Trump-backed candidates lost in several key states on Tuesday, including Pennsylvania, where Mehmet Oz, a celebrity doctor running for Senate, and Doug Mastriano, an election-denying extremist running for governor, were both thwarted.

What was most crushing for Trump were the states where candidates he endorsed were outperformed by those he hadn’t.

In New Hampshire, Trump-backed Don Bolduc lost decisively to his Democratic opponent, incumbent US senator Maggie Hassan. Chris Sununu, the Republican governor who did not receive Trump’s endorsement, won re-election easily, by more than 15 points.

Herschel Walker, the retired football star endorsed by Trump in Georgia for the Senate, will head to a runoff against Raphael Warnock, the Democratic incumbent, after neither man won more than 50% of the vote. Brian Kemp, the unendorsed Republican, cruised to victory in the governor’s race against Stacey Abrams, his Democratic opponent.

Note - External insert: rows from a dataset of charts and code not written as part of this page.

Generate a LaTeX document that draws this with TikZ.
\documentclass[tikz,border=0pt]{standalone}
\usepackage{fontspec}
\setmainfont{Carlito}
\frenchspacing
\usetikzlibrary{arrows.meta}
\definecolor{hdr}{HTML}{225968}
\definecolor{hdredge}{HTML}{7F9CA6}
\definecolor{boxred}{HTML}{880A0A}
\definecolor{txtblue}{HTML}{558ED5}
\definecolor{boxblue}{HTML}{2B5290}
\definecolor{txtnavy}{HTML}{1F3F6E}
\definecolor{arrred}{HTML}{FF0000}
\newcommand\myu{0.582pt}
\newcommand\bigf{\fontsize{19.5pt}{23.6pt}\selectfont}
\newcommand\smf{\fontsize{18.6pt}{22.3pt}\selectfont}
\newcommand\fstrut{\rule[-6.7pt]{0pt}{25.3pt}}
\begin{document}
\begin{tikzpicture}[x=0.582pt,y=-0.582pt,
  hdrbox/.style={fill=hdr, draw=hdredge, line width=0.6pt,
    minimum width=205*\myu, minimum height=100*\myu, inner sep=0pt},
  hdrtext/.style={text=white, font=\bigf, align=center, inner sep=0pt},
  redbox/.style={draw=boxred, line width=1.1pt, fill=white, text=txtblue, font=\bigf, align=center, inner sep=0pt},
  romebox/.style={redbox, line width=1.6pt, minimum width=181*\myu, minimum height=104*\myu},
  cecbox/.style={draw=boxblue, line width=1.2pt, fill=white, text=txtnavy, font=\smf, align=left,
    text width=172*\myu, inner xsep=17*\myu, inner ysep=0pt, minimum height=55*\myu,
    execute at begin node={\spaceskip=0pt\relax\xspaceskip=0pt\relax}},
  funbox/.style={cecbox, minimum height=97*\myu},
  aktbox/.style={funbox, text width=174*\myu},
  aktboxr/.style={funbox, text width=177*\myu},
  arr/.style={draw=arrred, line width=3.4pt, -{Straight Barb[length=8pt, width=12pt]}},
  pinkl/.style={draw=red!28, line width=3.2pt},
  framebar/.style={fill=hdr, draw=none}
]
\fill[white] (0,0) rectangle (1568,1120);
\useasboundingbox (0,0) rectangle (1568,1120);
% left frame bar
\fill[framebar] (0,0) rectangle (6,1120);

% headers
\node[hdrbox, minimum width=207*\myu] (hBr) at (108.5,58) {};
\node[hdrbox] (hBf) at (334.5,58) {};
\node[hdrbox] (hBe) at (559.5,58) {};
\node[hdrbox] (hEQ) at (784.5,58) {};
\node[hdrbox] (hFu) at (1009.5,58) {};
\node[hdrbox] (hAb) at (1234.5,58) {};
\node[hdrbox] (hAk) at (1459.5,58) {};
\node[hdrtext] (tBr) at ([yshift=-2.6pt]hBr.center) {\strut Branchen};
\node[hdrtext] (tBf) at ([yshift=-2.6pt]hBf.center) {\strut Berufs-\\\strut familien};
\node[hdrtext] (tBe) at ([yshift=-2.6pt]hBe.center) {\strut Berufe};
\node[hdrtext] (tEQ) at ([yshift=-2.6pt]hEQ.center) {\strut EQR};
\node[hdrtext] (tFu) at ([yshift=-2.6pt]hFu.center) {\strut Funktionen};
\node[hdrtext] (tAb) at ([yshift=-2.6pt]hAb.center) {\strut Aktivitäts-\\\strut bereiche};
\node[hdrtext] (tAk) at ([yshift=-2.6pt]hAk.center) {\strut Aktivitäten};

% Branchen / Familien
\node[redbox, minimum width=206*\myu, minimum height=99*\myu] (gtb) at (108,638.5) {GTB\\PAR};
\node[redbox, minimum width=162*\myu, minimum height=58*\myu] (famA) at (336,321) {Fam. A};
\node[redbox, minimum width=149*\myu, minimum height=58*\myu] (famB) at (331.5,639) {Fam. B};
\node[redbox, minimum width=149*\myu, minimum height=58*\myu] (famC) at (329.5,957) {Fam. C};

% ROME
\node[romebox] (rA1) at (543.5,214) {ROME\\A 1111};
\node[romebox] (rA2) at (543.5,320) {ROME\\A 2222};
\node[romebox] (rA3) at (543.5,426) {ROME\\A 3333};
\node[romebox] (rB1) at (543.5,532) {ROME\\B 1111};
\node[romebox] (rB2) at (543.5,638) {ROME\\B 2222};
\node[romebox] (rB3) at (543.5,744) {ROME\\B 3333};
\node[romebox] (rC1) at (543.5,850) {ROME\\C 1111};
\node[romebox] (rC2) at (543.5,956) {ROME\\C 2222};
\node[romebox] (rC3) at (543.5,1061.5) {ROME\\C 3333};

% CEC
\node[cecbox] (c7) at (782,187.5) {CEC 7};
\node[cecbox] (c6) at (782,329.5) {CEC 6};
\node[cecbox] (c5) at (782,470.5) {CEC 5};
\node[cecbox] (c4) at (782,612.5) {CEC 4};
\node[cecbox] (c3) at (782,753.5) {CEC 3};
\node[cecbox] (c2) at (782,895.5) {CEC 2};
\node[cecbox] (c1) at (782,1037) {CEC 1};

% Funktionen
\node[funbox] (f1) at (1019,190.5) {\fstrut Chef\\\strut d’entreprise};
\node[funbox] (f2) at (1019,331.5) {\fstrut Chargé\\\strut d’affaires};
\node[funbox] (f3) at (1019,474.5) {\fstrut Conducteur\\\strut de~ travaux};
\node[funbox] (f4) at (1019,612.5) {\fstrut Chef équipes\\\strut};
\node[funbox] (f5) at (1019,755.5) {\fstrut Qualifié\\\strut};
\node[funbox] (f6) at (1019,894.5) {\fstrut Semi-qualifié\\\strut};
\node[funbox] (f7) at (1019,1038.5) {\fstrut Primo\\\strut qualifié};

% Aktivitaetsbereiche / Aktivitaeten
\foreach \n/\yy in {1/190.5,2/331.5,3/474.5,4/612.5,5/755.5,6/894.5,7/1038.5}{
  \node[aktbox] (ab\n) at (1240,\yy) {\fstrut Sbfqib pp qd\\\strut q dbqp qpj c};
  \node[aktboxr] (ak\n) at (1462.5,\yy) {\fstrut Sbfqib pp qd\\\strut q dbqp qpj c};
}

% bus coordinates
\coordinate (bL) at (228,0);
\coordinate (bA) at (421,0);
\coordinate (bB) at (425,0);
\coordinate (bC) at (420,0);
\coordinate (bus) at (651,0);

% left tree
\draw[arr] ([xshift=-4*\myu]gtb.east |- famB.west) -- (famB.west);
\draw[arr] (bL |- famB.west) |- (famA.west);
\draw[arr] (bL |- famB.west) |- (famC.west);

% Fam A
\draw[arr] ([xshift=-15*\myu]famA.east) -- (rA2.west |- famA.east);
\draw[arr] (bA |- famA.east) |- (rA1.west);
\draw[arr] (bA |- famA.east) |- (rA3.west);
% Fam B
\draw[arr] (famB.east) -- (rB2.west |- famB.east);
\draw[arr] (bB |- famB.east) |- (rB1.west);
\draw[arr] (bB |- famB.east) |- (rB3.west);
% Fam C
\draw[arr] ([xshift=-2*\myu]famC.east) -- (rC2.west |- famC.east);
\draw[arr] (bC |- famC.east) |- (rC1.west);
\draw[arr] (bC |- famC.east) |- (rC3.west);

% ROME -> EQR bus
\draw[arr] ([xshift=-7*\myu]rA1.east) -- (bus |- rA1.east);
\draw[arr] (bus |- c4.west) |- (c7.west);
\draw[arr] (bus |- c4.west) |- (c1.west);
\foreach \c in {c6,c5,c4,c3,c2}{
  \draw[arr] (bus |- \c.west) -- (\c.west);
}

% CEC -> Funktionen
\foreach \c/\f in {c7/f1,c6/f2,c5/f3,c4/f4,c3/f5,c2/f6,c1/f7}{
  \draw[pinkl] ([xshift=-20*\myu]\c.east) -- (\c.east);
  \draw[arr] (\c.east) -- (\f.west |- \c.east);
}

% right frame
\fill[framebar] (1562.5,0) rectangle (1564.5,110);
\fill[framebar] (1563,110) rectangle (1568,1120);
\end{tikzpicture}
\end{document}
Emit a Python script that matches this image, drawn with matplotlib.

Murdoch had his doubts about Trump before the businessman and reality TV star ran for president in 2016. Even when Trump won, Murdoch was unconvinced, reportedly privately calling him a “fucking idiot” following one conversation about immigration.

Some Murdoch outlets, including Fox News, notably backed away from Trump over the summer, giving him less airtime. In her book Confidence Man: The Making of Donald Trump and the Breaking of America, Maggie Haberman, a reporter for the New York Times, said Murdoch had been keen to wash his hands of Trump after the 2020 election.

“‘We should throw this guy over,’ Murdoch said of Trump, exhausted by Trump’s refusal to concede and his almost manic speech on election night,” Haberman wrote.

But the speed and comprehensiveness of this week’s step-away still came as a surprise. There was a sense it was preplanned, that Murdoch subordinates decided in advance not just that Trump was done, but also on the identity of their new man.

The day before Trump was presented as an egg on legs in the New York Post, the paper celebrated the re-election of Ron DeSantis, the Trump-esque Florida governor rumored to be planning a presidential run, with a front page which declared him “DeFuture”.

Even Fox News, once Trump’s safe space, the TV network where he would often just call in for a chat, seems to have officially moved on.

The channel offered scant defense of Trump in its analysis of election night, while on the Fox News website, the article leading the opinion page on Thursday was headlined: “Ron DeSantis is the new Republican party leader.”

“The biggest winner of the midterm elections was Ron DeSantis. The biggest loser was Donald Trump,” the piece said. “Many will conclude, on the basis of the midterm 2022 results, that the Republican party is ready to move on, without Donald Trump as its leader.”

It seems Rupert Murdoch already has.